Note, there are no direct accusations of Binance stealing money from customers or laundering money and using it for illegal purposes etc. as of now; but the agency alleged that the crypto exchange failed to implement an effective anti-money laundering program. It also said that Binance couldn’t establish necessary safeguards to determine the real identity of customers.
Along with CZ and several of Binance’s entities, the CFTC also mentioned that Samuel Lim, Binance’s former chief compliance officer, had allegedly broken its rules.
Binance is by far the largest crypto trading platform in the world. The exchange reported a trading volume of over $55 billion in just the last 24 hours.
What’s next for these exchanges?
In the case of Coinbase, since it’s a Wells notice and not a lawsuit yet, the SEC’s enforcement process will allow the exchange the right to respond to the notice and argue its case. Post that, the SEC will have about six months from the time of delivering the notice to decide on going ahead with a lawsuit. It can also extend this timeline.
According to Marc Fagel, a former director of the SEC’s San Francisco office quoted by WSJ, the scope of an SEC lawsuit may change over the coming months as the exchange’s lawyers and regulators spar over the investigation. And companies like Coinbase too will try to settle first after receiving Wells notices “if they can limit the damage to their business.”

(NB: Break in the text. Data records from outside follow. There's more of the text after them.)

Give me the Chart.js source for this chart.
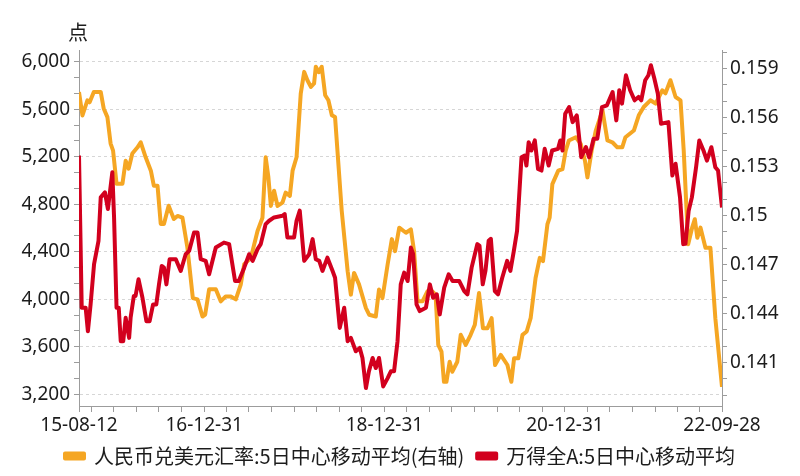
<!DOCTYPE html>
<html>
<head>
<meta charset="utf-8">
<script src="https://cdn.jsdelivr.net/npm/chart.js@4.4.1/dist/chart.umd.min.js"></script>
<style>
  html, body { margin: 0; padding: 0; background: #ffffff; }
  #wrap { width: 800px; height: 476px; }
</style>
</head>
<body>
<div id="wrap"><canvas id="c" width="800" height="476"></canvas></div>
<script>
// ---------------- DATA ----------------
const seriesNames = ['人民币兑美元汇率:5日中心移动平均(右轴)', '万得全A:5日中心移动平均'];
const unitLabel = '点';

const cnyDates = ['2015-08-12','2015-08-26','2015-09-15','2015-09-24','2015-10-11','2015-11-08','2015-11-20','2015-12-05','2015-12-18','2015-12-28',
'2016-01-11','2016-02-04','2016-02-17','2016-02-29','2016-03-15','2016-04-05','2016-04-18','2016-05-08','2016-05-29','2016-06-10',
'2016-06-25','2016-07-08','2016-07-21','2016-08-09','2016-08-30','2016-09-14','2016-10-04','2016-10-24','2016-11-15','2016-12-04',
'2016-12-24','2017-01-04','2017-01-20','2017-02-16','2017-03-08','2017-03-28','2017-04-18','2017-05-08','2017-05-28','2017-06-11',
'2017-07-08','2017-08-04','2017-08-24','2017-09-06','2017-09-17','2017-09-27','2017-10-10','2017-10-24','2017-11-13','2017-11-26',
'2017-12-13','2017-12-24','2018-01-09','2018-01-26','2018-02-09','2018-02-22','2018-03-08','2018-03-21','2018-03-28','2018-04-09',
'2018-04-21','2018-05-05','2018-05-18','2018-06-01','2018-06-14','2018-07-11','2018-08-04','2018-08-17','2018-08-30','2018-09-19',
'2018-10-17','2018-10-30','2018-11-26','2018-12-09','2018-12-23','2019-01-13','2019-01-30','2019-02-12','2019-03-01','2019-03-28',
'2019-04-17','2019-04-30','2019-05-14','2019-06-03','2019-06-23','2019-07-13','2019-07-26','2019-08-06','2019-08-19','2019-08-29',
'2019-09-08','2019-09-21','2019-10-02','2019-10-22','2019-11-05','2019-11-25','2019-12-15','2020-01-01','2020-01-18','2020-02-03',
'2020-02-21','2020-03-09','2020-03-23','2020-04-15','2020-05-12','2020-05-28','2020-06-08','2020-06-25','2020-07-12','2020-07-29',
'2020-08-14','2020-09-03','2020-09-20','2020-10-03','2020-10-21','2020-10-30','2020-11-10','2020-12-04','2020-12-21','2021-01-03',
'2021-01-16','2021-02-13','2021-03-05','2021-03-22','2021-04-01','2021-04-18','2021-05-05','2021-06-01','2021-06-21','2021-07-11',
'2021-07-31','2021-08-20','2021-09-02','2021-10-06','2021-10-26','2021-11-15','2021-12-12','2022-01-02','2022-01-29','2022-02-11',
'2022-03-03','2022-03-24','2022-04-13','2022-04-26','2022-05-14','2022-05-30','2022-06-10','2022-06-20','2022-07-03','2022-07-23',
'2022-08-12','2022-09-01','2022-09-28'];
const cnyValues = [0.15756,0.15612,0.15705,0.15693,0.15756,0.15756,0.15655,0.15602,0.1544,0.15397,
0.15194,0.15194,0.15335,0.15286,0.15379,0.15417,0.15448,0.15356,0.15274,0.15182,
0.15182,0.14948,0.14948,0.15059,0.14978,0.14997,0.14986,0.14802,0.14494,0.14486,
0.14381,0.14393,0.14548,0.14548,0.14474,0.14504,0.14504,0.14486,0.14576,0.14701,
0.1474,0.14905,0.14986,0.15356,0.15233,0.15058,0.15151,0.15058,0.15079,0.1514,
0.1512,0.15274,0.15356,0.15746,0.15879,0.15828,0.15787,0.15808,0.1591,0.15877,
0.1591,0.15736,0.15705,0.15613,0.15602,0.15028,0.14658,0.14515,0.14648,0.14578,
0.14432,0.14392,0.14381,0.14546,0.14494,0.14701,0.14855,0.14781,0.14925,0.14894,
0.14915,0.14781,0.14474,0.14474,0.14535,0.14535,0.14515,0.14207,0.14166,0.13981,
0.13981,0.14104,0.14043,0.14104,0.14269,0.14207,0.14269,0.1433,0.14525,0.14309,
0.14309,0.14371,0.14084,0.14146,0.14084,0.13981,0.14125,0.14125,0.14269,0.14289,
0.14371,0.14617,0.1474,0.1472,0.14946,0.14986,0.15192,0.15274,0.15284,0.15397,
0.15459,0.15479,0.15438,0.15335,0.15233,0.15397,0.1552,0.15643,0.15459,0.15448,
0.15417,0.15417,0.15479,0.1552,0.15613,0.15664,0.15705,0.15685,0.15766,0.15748,
0.15828,0.15725,0.15705,0.15397,0.14823,0.14925,0.14977,0.14863,0.14925,0.14802,
0.14802,0.14371,0.1395];

const windDates = ['2015-08-12','2015-08-23','2015-09-08','2015-09-17','2015-09-28','2015-10-12','2015-10-30','2015-11-08','2015-11-25','2015-12-07',
'2015-12-16','2015-12-25','2016-01-01','2016-01-11','2016-01-20','2016-01-28','2016-02-07','2016-02-17','2016-03-02','2016-03-08',
'2016-03-21','2016-03-28','2016-04-09','2016-04-25','2016-05-11','2016-05-24','2016-06-07','2016-06-20','2016-07-01','2016-07-12',
'2016-07-21','2016-07-31','2016-08-13','2016-09-07','2016-09-27','2016-10-17','2016-10-31','2016-11-20','2016-12-04','2016-12-17',
'2017-01-06','2017-01-20','2017-02-16','2017-03-21','2017-04-11','2017-05-05','2017-05-20','2017-06-11','2017-07-01','2017-07-15',
'2017-08-04','2017-08-17','2017-09-06','2017-09-20','2017-10-10','2017-11-13','2017-11-22','2017-12-03','2017-12-30','2018-01-09',
'2018-01-22','2018-02-09','2018-03-01','2018-03-15','2018-03-28','2018-04-11','2018-04-24','2018-05-14','2018-06-04','2018-06-14',
'2018-07-03','2018-07-21','2018-08-04','2018-08-17','2018-09-06','2018-09-22','2018-10-03','2018-10-17','2018-10-29','2018-11-13',
'2018-11-26','2018-12-09','2018-12-26','2019-01-13','2019-01-26','2019-02-08','2019-02-22','2019-03-07','2019-03-21','2019-04-04',
'2019-04-17','2019-04-26','2019-05-10','2019-05-23','2019-06-17','2019-07-03','2019-07-16','2019-07-31','2019-08-12','2019-08-30',
'2019-09-17','2019-10-03','2019-10-30','2019-11-19','2019-12-02','2019-12-19','2020-01-11','2020-01-20','2020-02-02','2020-02-13',
'2020-02-26','2020-03-06','2020-03-22','2020-04-04','2020-04-21','2020-05-11','2020-05-24','2020-06-07','2020-06-20','2020-07-08',
'2020-07-21','2020-07-28','2020-08-06','2020-08-17','2020-08-31','2020-09-13','2020-09-27','2020-10-10','2020-10-26','2020-11-09',
'2020-12-03','2020-12-12','2020-12-21','2021-01-01','2021-01-17','2021-01-31','2021-02-17','2021-03-07','2021-03-26','2021-04-08',
'2021-04-26','2021-05-11','2021-05-30','2021-06-19','2021-07-12','2021-07-27','2021-08-08','2021-08-19','2021-09-04','2021-09-21',
'2021-10-09','2021-10-25','2021-11-05','2021-11-21','2021-12-04','2021-12-14','2021-12-28','2022-01-11','2022-01-24','2022-02-23',
'2022-03-11','2022-03-24','2022-04-11','2022-04-24','2022-05-03','2022-05-16','2022-05-29','2022-06-15','2022-06-28','2022-07-15',
'2022-07-29','2022-08-16','2022-09-01','2022-09-12','2022-09-28'];
const windValues = [5211,3928,3928,3730,3956,4295,4492,4858,4900,4760,
4915,5070,4689,3928,3928,3646,3646,3843,3674,3843,
4027,4027,4168,4012,3815,3815,3956,3956,4125,4280,
4266,4125,4337,4337,4238,4379,4407,4562,4562,4337,
4323,4210,4435,4477,4464,4153,4153,4266,4379,4323,
4422,4464,4633,4661,4689,4703,4718,4520,4520,4661,
4746,4323,4379,4506,4337,4323,4238,4350,4238,4181,
3758,3928,3646,3674,3561,3589,3505,3251,3392,3505,
3420,3505,3265,3335,3392,3392,3646,4125,4224,4153,
4435,4382,3956,3900,3928,4125,4012,4041,3872,4097,
4210,4153,4153,4069,4041,4266,4464,4449,4125,4238,
4492,4509,4069,4041,4181,4323,4238,4407,4576,5196,
5211,5126,5323,5253,5338,5098,5084,5267,5126,5253,
5267,5338,5253,5563,5619,5492,5549,5196,5281,5196,
5352,5352,5619,5634,5746,5507,5761,5648,5887,5761,
5676,5704,5676,5845,5887,5972,5860,5733,5479,5492,
5042,5141,4858,4464,4467,4746,4858,5112,5338,5253,
5168,5281,5112,5084,4773];

const xLabelDates = ['2015-08-12','2016-12-31','2018-12-31','2020-12-31','2022-09-28'];
const leftTickLabels = [3200, 3600, 4000, 4400, 4800, 5200, 5600, 6000];
const rightTickLabels = [0.141, 0.144, 0.147, 0.150, 0.153, 0.156, 0.159];

// ---------------- HELPERS ----------------
const startDate = xLabelDates[0];
const endDate = xLabelDates[xLabelDates.length - 1];
function dayIndex(d) { return Math.round((Date.parse(d) - Date.parse(startDate)) / 86400000); }
function fmtShort(d) { return d.slice(2); }
const xEnd = dayIndex(endDate);
const xLabelMap = {};
xLabelDates.forEach(d => { xLabelMap[dayIndex(d)] = fmtShort(d); });
// quarter-end tick positions
const xTicks = [0];
for (let y = 2015; y <= 2022; y++) {
  ['03-31', '06-30', '09-30', '12-31'].forEach(md => {
    const v = dayIndex(y + '-' + md);
    if (v > 0 && v < xEnd) xTicks.push(v);
  });
}
xTicks.push(xEnd);

// left axis: major every 400, minor thirds
const leftStep = 400;
const leftTicks = [];
for (let i = 0; i < leftTickLabels.length; i++) {
  const v = leftTickLabels[i];
  leftTicks.push({ value: v, major: true });
  if (i < leftTickLabels.length - 1) {
    leftTicks.push({ value: v + leftStep / 3, major: false });
    leftTicks.push({ value: v + 2 * leftStep / 3, major: false });
  }
}
// right axis: every 0.001, labels every 0.003
const rightTicks = [];
for (let k = 139; k <= 160; k++) rightTicks.push({ value: k / 1000 });
const rightLabelSet = new Set(rightTickLabels.map(v => Math.round(v * 1000)));

const cnyData = cnyDates.map((d, i) => ({ x: dayIndex(d), y: cnyValues[i] }));
const windData = windDates.map((d, i) => ({ x: dayIndex(d), y: windValues[i] }));

const AXIS = '#9c9c9c';
const TXT = '#1c1c1c';
const FONT = '"Noto Sans", "Noto Sans CJK SC", sans-serif';

const unitPlugin = {
  id: 'unitLabel',
  afterDraw(chart) {
    const ctx = chart.ctx;
    const a = chart.chartArea;
    ctx.save();
    ctx.font = '20px "Noto Sans CJK SC", sans-serif';
    ctx.fillStyle = TXT;
    ctx.textAlign = 'center';
    ctx.textBaseline = 'middle';
    ctx.fillText(unitLabel, a.left - 1, a.top - 18);
    ctx.restore();
  }
};

new Chart(document.getElementById('c'), {
  type: 'line',
  data: {
    datasets: [
      { label: seriesNames[0], data: cnyData, yAxisID: 'y1', borderColor: '#F5A623', backgroundColor: '#F5A623',
        borderWidth: 4, pointRadius: 0, tension: 0, order: 1, borderJoinStyle: 'round' },
      { label: seriesNames[1], data: windData, yAxisID: 'y', borderColor: '#D2001E', backgroundColor: '#D2001E',
        borderWidth: 4, pointRadius: 0, tension: 0, order: 0, borderJoinStyle: 'round' }
    ]
  },
  options: {
    responsive: false,
    animation: false,
    events: [],
    layout: { padding: { top: 50, left: 0, right: 0, bottom: 0 } },
    plugins: {
      tooltip: { enabled: false },
      legend: {
        position: 'bottom',
        labels: {
          boxWidth: 19, boxHeight: 5, padding: 13, color: TXT,
          font: { size: 20, family: '"Noto Sans CJK SC", sans-serif', lineHeight: 1 },
          sort: (a, b) => a.datasetIndex - b.datasetIndex
        }
      }
    },
    scales: {
      x: {
        type: 'linear', min: 0, max: xEnd,
        afterBuildTicks: s => { s.ticks = xTicks.map(v => ({ value: v })); },
        afterFit: s => { s.height = 27; },
        ticks: { autoSkip: false, maxRotation: 0, padding: 2, color: TXT, font: { size: 19, family: FONT },
          callback: v => xLabelMap[v] || '' },
        grid: { drawOnChartArea: false, drawTicks: true, tickLength: 6, tickColor: AXIS },
        border: { color: AXIS, width: 1 }
      },
      y: {
        position: 'left', min: 3100, max: 6100,
        afterBuildTicks: s => { s.ticks = leftTicks.map(t => ({ value: t.value, major: t.major })); },
        afterFit: s => { s.width = 79; },
        ticks: { autoSkip: false, padding: 4, color: TXT, font: { size: 19, family: FONT },
          callback: (v, i, ticks) => (ticks[i] && ticks[i].major) ? v.toLocaleString('en-US') : '' },
        grid: {
          color: c => (c.tick && c.tick.major) ? '#d6d6d6' : 'rgba(0,0,0,0)',
          tickColor: AXIS, tickLength: 5, lineWidth: 1
        },
        border: { color: AXIS, width: 1, dash: [3, 3] }
      },
      y1: {
        position: 'right', min: 0.13833, max: 0.16013,
        afterBuildTicks: s => { s.ticks = rightTicks.map(t => ({ value: t.value })); },
        afterFit: s => { s.width = 78; },
        ticks: { autoSkip: false, padding: 3, color: TXT, font: { size: 19, family: FONT },
          callback: v => rightLabelSet.has(Math.round(v * 1000)) ? String(Number(v.toFixed(3))) : '' },
        grid: { drawOnChartArea: false, tickColor: AXIS, tickLength: 5 },
        border: { color: AXIS, width: 1 }
      }
    }
  },
  plugins: [unitPlugin]
});
</script>
</body>
</html>
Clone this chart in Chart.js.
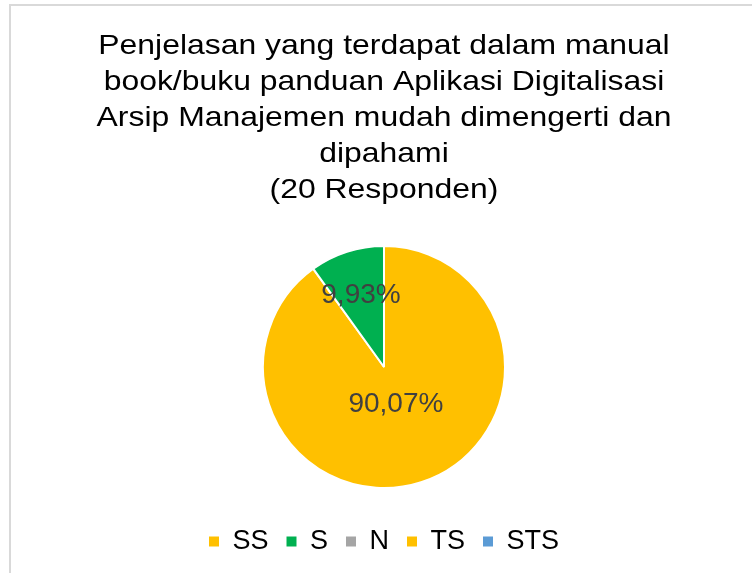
<!DOCTYPE html>
<html lang="id">
<head>
<meta charset="utf-8">
<title>Penjelasan manual book</title>
<script src="https://cdn.jsdelivr.net/npm/chart.js@4.4.1/dist/chart.umd.min.js"></script>
<style>
    html, body {
        margin: 0;
        padding: 0;
        background: #fff;
        overflow: hidden;
    }
    #frame {
        position: absolute;
        left: 9px;
        top: 4px;
        width: 746px;
        height: 620px;
        border: 2px solid #d9d9d9;
        background: #fff;
    }
    #chart-wrap {
        position: absolute;
        left: 0;
        top: 0;
        width: 746px;
        height: 567px;
    }
</style>
</head>
<body>
<div id="frame">
    <div id="chart-wrap"><canvas id="pieChart"></canvas></div>
</div>
<script>
    // Survey answers (20 respondents)
    const categories = ['SS', 'S', 'N', 'TS', 'STS'];
    const percentages = [90.07, 9.93, 0, 0, 0];
    const sliceColors = ['#FFC000', '#00B050', '#A5A5A5', '#FFC000', '#5B9BD5'];

    const titleLines = [
        'Penjelasan yang terdapat dalam manual',
        'book/buku panduan Aplikasi Digitalisasi',
        'Arsip Manajemen mudah dimengerti dan',
        'dipahami',
        '(20 Responden)'
    ];

    const FONT = '"Liberation Sans", Arial, Helvetica, sans-serif';

    /**
     * Title drawn by hand: the text is set a little wider than the font
     */
    const stretchedTitle = {
        id: 'stretchedTitle',
        afterDraw(chart) {
            const ctx = chart.ctx;
            const cx = chart.width / 2;
            ctx.save();
            ctx.font = '28px ' + FONT;
            ctx.fillStyle = '#000';
            ctx.textAlign = 'center';
            ctx.textBaseline = 'alphabetic';
            titleLines.forEach((line, i) => {
                ctx.save();
                ctx.translate(cx, 48 + i * 36);
                ctx.scale(1.14, 1);
                ctx.fillText(line, 0, 0);
                ctx.restore();
            });
            ctx.restore();
        }
    };

    /**
     * Percentage labels inside the slices
     */
    const sliceLabels = {
        id: 'sliceLabels',
        afterDatasetsDraw(chart) {
            const ctx = chart.ctx;
            const meta = chart.getDatasetMeta(0);
            const values = chart.data.datasets[0].data;
            ctx.save();
            ctx.font = '28px ' + FONT;
            ctx.fillStyle = '#404040';
            ctx.textAlign = 'center';
            ctx.textBaseline = 'middle';
            meta.data.forEach((arc, i) => {
                const v = values[i];
                if (!v) return;
                const p = arc.getProps(['x', 'y', 'startAngle', 'endAngle', 'outerRadius'], true);
                const mid = (p.startAngle + p.endAngle) / 2;
                const frac = v > 50 ? 0.32 : 0.62;
                const r = p.outerRadius * frac;
                const text = v.toFixed(2).replace('.', ',') + '%';
                ctx.fillText(text, p.x + Math.cos(mid) * r, p.y + Math.sin(mid) * r);
            });
            ctx.restore();
        }
    };

    const ctx = document.getElementById('pieChart').getContext('2d');
    const defaultLabels = Chart.overrides.pie.plugins.legend.labels.generateLabels;

    new Chart(ctx, {
        type: 'pie',
        data: {
            labels: categories,
            datasets: [{
                data: percentages,
                backgroundColor: sliceColors,
                borderColor: '#ffffff',
                borderWidth: 2,
                radius: 121
            }]
        },
        options: {
            responsive: true,
            maintainAspectRatio: false,
            animation: false,
            layout: {
                padding: { top: 218, bottom: 8, left: 0, right: 0 }
            },
            plugins: {
                title: { display: false },
                tooltip: { enabled: false },
                legend: {
                    display: true,
                    position: 'bottom',
                    labels: {
                        boxWidth: 10,
                        boxHeight: 10,
                        padding: 18,
                        color: '#000',
                        font: { family: FONT, size: 27 },
                        generateLabels(chart) {
                            return defaultLabels(chart).map(item => {
                                item.lineWidth = 0;
                                item.strokeStyle = item.fillStyle;
                                return item;
                            });
                        }
                    }
                }
            }
        },
        plugins: [sliceLabels, stretchedTitle]
    });
</script>
</body>
</html>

For Binance though, the CFTC is just a civil government agency which could impose hefty fines and other penalties, Bloomberg said. But the agency can’t bring criminal charges against firms or seek jail time for individuals.
What does this mean for the customers?
As of now, there is nothing much of concern for customers or retail investors, except fluctuating token prices. For instance, since the lawsuit filing came to light Bitcoin has dropped by around $1,000 while Binance coin plunged by about 3 percent.
Coinbase also said recently that based on the current Wells notice, it won’t have to make any changes to its products and offerings.
According to Wall Street research and brokerage firm Bernstein’s research report, as part of the settlement, Binance may be asked to shut its US operations, though Binance.US is less than 5 percent of the exchange’s overall business.
But that is yet to be seen. Ultimately, whatever the outcomes of these cases are, they will help in bringing more clarity around regulations for these exchanges. This will, in turn, benefit end customers.